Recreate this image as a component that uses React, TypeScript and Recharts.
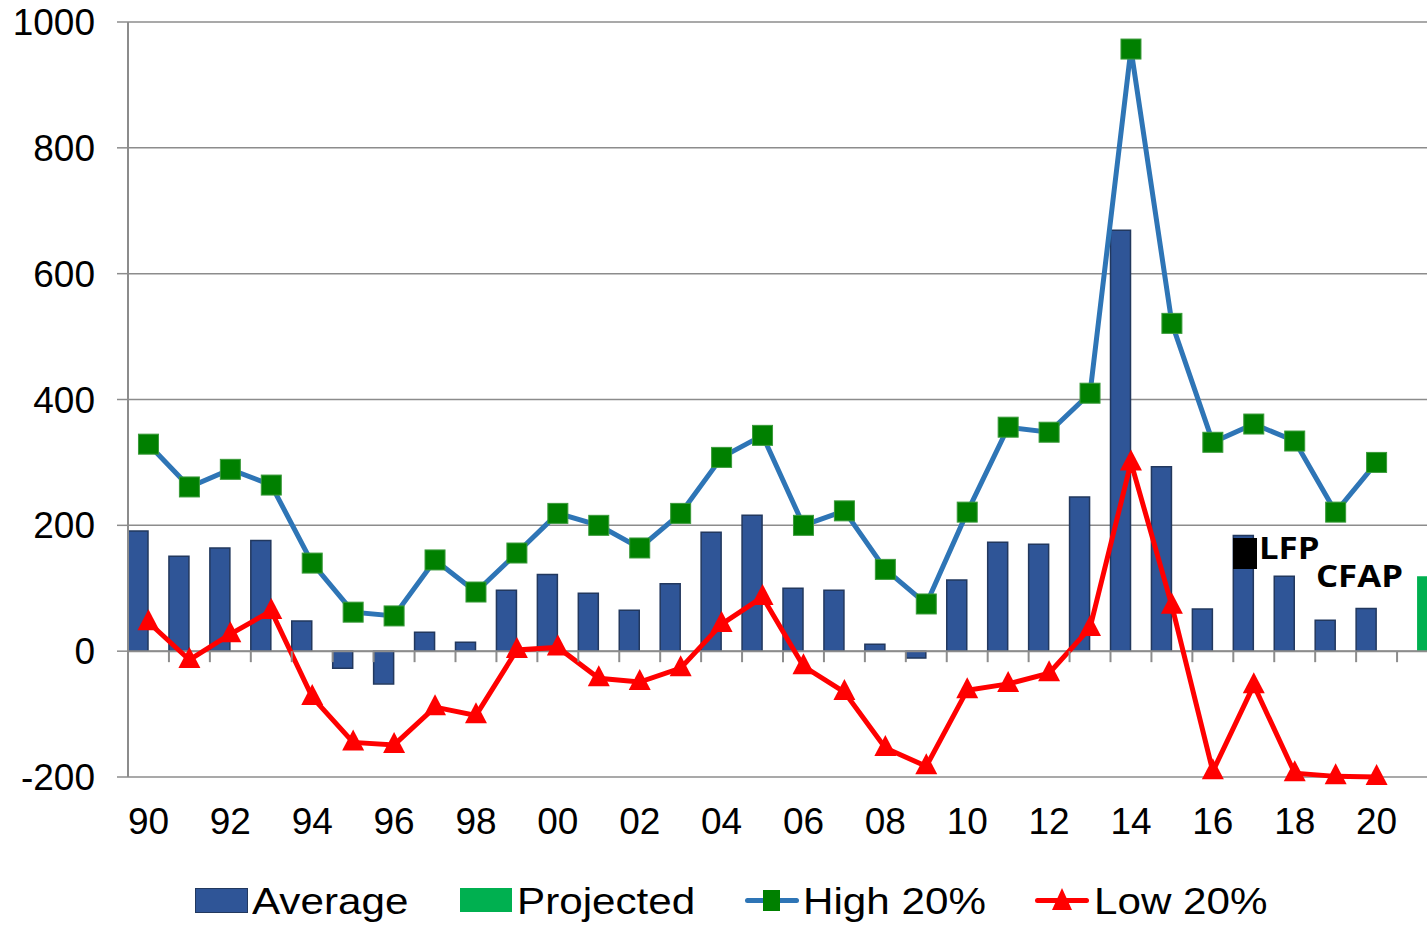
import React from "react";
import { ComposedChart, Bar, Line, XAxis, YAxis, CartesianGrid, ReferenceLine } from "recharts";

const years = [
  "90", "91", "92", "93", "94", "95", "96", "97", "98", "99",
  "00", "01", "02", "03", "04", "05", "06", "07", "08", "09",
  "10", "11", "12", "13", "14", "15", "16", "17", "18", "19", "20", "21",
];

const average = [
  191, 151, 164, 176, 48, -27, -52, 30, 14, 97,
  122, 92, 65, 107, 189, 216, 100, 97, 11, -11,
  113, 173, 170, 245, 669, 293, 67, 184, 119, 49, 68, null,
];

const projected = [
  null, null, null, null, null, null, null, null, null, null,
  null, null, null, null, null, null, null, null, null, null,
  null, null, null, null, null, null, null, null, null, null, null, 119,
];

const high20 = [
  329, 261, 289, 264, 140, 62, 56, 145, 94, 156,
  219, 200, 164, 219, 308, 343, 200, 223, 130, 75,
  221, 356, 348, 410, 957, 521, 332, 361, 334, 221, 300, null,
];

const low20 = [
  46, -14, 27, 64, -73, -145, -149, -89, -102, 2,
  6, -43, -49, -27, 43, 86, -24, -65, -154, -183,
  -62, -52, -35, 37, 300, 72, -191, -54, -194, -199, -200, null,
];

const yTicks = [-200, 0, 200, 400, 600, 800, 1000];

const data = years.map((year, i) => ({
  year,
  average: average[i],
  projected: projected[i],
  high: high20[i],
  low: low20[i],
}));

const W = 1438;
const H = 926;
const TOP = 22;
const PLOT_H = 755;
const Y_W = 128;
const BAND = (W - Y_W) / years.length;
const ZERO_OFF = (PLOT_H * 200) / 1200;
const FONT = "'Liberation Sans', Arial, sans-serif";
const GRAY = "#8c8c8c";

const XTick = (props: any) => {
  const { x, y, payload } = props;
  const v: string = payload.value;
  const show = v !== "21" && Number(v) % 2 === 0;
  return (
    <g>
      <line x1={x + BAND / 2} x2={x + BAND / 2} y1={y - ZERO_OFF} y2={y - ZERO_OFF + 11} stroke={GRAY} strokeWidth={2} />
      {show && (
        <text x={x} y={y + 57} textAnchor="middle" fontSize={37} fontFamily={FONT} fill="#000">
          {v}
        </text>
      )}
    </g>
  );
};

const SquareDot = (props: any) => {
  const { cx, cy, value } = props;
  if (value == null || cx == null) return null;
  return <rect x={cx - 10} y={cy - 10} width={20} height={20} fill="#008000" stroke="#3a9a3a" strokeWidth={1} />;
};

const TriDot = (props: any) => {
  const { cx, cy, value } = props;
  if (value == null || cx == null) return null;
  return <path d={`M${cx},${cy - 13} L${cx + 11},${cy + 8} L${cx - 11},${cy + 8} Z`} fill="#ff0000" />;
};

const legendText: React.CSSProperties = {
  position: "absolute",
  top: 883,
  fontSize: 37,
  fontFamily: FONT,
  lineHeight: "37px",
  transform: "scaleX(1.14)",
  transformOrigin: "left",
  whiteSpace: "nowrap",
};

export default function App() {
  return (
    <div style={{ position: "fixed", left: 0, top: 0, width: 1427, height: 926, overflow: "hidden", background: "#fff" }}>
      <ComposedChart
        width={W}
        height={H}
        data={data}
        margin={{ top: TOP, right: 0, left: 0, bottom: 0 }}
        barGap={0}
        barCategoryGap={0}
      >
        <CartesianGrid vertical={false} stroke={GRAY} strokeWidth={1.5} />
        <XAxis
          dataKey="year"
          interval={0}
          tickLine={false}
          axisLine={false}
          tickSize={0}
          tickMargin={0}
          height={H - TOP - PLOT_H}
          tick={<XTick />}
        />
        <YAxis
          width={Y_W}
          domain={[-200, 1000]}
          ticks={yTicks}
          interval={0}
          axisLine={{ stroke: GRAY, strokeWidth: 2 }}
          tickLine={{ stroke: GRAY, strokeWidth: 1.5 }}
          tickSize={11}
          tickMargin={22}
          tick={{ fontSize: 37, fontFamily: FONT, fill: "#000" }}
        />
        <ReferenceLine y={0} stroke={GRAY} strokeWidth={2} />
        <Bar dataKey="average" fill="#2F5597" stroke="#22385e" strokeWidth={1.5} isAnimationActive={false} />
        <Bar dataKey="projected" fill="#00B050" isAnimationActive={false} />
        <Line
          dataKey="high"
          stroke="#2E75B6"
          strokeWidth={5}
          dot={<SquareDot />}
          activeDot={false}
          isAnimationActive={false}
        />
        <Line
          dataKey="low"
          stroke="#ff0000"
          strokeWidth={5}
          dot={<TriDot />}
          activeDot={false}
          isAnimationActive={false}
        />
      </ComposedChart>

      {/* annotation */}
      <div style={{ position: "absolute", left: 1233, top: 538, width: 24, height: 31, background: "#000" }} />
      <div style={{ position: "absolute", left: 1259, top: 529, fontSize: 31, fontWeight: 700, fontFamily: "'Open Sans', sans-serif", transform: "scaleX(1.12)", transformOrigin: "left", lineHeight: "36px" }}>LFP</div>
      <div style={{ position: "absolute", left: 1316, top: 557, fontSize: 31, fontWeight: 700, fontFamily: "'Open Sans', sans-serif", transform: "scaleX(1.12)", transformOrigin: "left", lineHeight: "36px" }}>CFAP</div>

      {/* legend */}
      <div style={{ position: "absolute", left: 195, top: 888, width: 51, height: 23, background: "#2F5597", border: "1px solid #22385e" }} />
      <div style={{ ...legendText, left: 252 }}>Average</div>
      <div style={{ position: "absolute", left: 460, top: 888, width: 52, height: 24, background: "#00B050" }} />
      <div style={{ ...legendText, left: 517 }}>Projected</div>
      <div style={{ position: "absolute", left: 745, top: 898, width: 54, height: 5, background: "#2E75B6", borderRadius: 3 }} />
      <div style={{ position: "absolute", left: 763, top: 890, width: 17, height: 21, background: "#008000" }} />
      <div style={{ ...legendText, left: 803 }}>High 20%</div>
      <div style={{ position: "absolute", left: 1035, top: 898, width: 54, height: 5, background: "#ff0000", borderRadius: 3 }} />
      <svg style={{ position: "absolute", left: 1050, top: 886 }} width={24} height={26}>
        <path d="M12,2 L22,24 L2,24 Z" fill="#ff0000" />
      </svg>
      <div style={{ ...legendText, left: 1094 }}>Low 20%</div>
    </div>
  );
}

* * *

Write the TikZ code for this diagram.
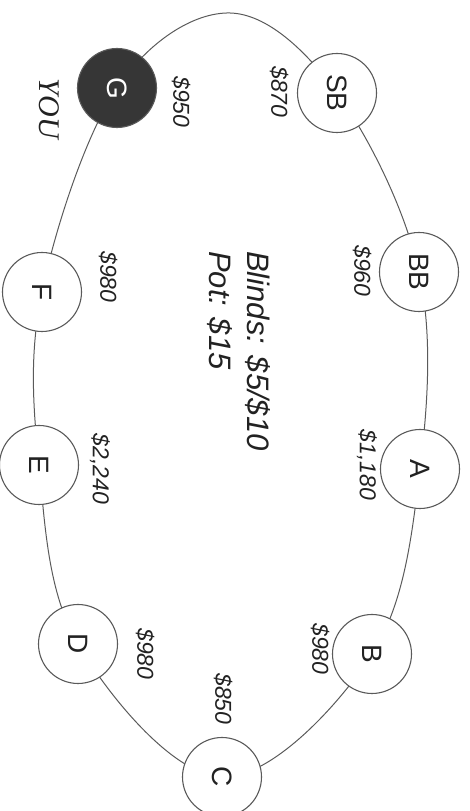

...

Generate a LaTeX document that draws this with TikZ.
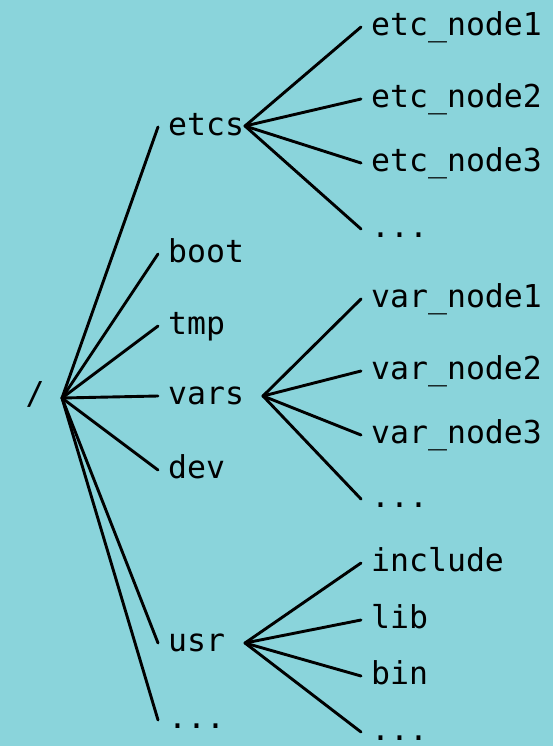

▶ TASK BRIEF:
In the listing above, find the line with "Recreate this image" and the line with "YAxis, CartesianGrid, ReferenceLine". Copy exactly those two and every line between, without the pictures.

▶ RESULT OF THIS TASK:
Recreate this image as a component that uses React, TypeScript and Recharts.
import React from "react";
import { ComposedChart, Bar, Line, XAxis, YAxis, CartesianGrid, ReferenceLine } from "recharts";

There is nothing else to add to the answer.